━━━━━ SOURCE MATERIAL

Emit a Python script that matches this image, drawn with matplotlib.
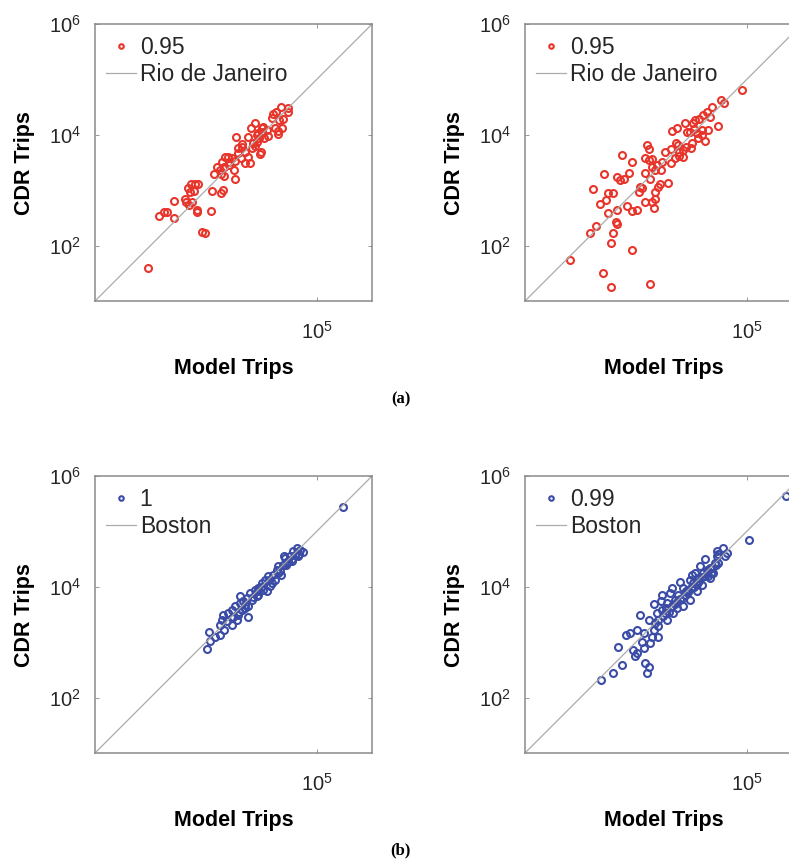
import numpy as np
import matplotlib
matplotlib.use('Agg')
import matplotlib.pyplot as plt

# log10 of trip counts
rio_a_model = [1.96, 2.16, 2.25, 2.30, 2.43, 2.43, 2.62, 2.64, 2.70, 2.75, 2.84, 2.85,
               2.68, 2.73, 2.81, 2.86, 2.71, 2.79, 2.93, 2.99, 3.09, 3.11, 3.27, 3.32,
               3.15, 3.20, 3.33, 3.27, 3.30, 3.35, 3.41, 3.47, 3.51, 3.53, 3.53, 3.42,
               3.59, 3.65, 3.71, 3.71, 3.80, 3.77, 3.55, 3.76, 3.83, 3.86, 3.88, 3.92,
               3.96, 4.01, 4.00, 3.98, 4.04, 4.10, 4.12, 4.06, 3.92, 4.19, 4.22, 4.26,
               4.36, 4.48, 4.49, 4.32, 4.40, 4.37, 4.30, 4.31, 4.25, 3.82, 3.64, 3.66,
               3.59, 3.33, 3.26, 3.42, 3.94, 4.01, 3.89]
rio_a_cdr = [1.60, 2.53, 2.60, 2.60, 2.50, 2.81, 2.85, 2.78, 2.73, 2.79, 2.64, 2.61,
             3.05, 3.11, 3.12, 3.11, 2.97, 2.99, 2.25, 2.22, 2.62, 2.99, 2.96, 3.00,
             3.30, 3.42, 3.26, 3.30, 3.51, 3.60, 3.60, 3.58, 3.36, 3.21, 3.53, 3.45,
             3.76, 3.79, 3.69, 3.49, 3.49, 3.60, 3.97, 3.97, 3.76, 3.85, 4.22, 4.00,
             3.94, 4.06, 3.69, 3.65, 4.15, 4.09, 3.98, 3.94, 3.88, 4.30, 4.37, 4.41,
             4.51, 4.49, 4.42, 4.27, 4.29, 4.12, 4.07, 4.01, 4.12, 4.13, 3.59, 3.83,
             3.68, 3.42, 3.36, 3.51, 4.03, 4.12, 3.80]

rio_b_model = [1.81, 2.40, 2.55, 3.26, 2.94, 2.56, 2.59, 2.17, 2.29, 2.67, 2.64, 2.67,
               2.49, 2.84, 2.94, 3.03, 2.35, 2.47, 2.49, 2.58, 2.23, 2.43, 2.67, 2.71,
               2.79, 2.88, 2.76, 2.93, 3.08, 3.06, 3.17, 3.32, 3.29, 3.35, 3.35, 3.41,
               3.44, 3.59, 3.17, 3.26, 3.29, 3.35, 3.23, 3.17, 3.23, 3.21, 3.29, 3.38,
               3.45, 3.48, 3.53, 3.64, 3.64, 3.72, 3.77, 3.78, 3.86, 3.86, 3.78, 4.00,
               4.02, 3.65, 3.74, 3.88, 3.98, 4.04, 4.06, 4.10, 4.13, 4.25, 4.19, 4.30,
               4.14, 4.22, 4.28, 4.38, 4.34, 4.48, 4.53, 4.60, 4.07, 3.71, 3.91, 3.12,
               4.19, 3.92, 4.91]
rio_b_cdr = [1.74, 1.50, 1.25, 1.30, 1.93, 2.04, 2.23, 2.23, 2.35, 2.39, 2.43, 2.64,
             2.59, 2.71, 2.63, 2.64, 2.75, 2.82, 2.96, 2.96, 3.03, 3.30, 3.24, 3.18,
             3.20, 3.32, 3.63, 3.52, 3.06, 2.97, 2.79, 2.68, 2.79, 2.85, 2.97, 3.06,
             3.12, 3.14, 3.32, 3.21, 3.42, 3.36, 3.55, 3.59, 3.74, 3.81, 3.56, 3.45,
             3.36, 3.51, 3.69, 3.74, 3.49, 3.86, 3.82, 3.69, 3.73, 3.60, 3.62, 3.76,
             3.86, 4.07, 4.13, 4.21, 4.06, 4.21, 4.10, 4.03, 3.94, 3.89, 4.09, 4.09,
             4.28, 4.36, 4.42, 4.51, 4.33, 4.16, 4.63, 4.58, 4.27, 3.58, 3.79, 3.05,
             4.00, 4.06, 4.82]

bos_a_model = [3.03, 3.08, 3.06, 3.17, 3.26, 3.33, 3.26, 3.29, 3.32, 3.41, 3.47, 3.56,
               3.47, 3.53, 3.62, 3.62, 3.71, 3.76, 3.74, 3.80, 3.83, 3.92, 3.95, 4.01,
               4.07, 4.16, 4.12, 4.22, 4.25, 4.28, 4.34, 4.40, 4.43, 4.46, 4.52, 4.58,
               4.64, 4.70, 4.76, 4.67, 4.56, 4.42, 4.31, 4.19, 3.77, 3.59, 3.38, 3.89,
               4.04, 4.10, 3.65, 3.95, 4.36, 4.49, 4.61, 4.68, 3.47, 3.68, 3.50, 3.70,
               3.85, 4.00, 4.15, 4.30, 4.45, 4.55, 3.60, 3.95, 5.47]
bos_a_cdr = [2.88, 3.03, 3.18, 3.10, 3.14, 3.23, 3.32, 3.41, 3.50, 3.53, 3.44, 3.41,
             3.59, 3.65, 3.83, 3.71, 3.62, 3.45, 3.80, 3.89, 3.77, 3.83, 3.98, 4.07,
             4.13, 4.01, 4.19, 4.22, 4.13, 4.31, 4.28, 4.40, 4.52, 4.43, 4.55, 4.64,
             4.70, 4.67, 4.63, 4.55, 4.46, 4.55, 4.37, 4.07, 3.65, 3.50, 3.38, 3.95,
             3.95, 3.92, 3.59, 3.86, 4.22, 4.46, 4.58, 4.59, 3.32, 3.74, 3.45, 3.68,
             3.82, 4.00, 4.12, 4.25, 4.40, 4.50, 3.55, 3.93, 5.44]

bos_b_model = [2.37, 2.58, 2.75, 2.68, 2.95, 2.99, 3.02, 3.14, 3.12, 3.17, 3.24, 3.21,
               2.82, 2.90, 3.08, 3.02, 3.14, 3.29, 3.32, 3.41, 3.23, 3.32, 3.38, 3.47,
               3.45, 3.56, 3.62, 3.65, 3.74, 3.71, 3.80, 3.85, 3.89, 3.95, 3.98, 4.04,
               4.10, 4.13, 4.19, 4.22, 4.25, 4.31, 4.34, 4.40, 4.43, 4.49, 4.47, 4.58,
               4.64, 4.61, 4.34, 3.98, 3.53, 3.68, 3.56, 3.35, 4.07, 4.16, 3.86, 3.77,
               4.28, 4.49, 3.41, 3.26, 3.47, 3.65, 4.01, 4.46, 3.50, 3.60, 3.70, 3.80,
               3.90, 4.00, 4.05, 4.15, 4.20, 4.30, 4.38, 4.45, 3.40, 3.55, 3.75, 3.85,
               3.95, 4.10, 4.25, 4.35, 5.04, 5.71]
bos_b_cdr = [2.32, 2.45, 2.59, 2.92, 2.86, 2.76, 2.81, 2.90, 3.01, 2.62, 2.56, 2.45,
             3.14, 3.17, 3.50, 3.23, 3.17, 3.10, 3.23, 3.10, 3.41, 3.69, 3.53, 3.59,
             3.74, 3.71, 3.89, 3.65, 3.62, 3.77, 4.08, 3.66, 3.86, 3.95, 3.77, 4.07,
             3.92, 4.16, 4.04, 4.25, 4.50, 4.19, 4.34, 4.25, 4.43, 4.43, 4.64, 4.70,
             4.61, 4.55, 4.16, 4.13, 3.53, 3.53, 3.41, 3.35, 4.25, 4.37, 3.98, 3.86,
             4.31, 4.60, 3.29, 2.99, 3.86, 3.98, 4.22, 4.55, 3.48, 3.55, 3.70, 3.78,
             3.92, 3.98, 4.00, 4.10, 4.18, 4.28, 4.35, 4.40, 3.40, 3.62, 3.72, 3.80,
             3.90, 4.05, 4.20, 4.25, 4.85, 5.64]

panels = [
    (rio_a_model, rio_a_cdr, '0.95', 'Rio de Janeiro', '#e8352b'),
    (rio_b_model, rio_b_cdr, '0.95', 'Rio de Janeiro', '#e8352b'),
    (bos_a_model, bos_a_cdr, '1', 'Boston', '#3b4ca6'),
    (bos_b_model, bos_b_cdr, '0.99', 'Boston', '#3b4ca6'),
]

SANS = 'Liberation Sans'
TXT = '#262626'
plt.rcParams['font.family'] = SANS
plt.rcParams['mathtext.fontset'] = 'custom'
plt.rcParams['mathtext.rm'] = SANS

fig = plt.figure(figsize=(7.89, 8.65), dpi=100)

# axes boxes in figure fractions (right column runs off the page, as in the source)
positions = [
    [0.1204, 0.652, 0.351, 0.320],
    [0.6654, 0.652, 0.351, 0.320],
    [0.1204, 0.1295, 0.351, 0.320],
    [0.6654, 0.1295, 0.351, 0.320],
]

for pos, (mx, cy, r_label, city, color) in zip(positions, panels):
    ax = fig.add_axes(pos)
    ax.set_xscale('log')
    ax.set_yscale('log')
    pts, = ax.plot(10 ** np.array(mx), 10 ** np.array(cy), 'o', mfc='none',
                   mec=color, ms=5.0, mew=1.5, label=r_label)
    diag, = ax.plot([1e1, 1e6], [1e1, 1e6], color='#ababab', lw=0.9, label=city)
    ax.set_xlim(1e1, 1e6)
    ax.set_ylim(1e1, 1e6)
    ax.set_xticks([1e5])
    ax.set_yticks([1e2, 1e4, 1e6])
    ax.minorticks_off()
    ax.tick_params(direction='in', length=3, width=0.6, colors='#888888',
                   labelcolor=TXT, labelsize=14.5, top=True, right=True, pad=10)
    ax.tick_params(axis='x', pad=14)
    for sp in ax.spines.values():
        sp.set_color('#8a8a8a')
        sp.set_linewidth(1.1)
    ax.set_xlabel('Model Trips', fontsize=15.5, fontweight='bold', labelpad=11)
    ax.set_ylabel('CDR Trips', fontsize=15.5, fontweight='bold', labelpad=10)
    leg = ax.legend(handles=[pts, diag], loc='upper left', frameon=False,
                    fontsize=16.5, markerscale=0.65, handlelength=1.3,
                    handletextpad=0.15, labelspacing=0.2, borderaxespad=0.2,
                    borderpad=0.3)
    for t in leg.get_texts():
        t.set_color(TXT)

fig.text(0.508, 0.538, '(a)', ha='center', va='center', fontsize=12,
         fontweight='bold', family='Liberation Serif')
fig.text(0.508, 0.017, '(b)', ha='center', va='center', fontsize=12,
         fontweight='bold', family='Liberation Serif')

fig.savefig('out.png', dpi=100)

━━━━━━━━━━

> [WHAT IS NEEDED]: Only the lines from the start of the material through the line containing "import matplotlib.pyplot as plt" should be transcribed. Pictures stay out.

> [FINISHED EXERCISE]:
Emit a Python script that matches this image, drawn with matplotlib.
import numpy as np
import matplotlib
matplotlib.use('Agg')
import matplotlib.pyplot as plt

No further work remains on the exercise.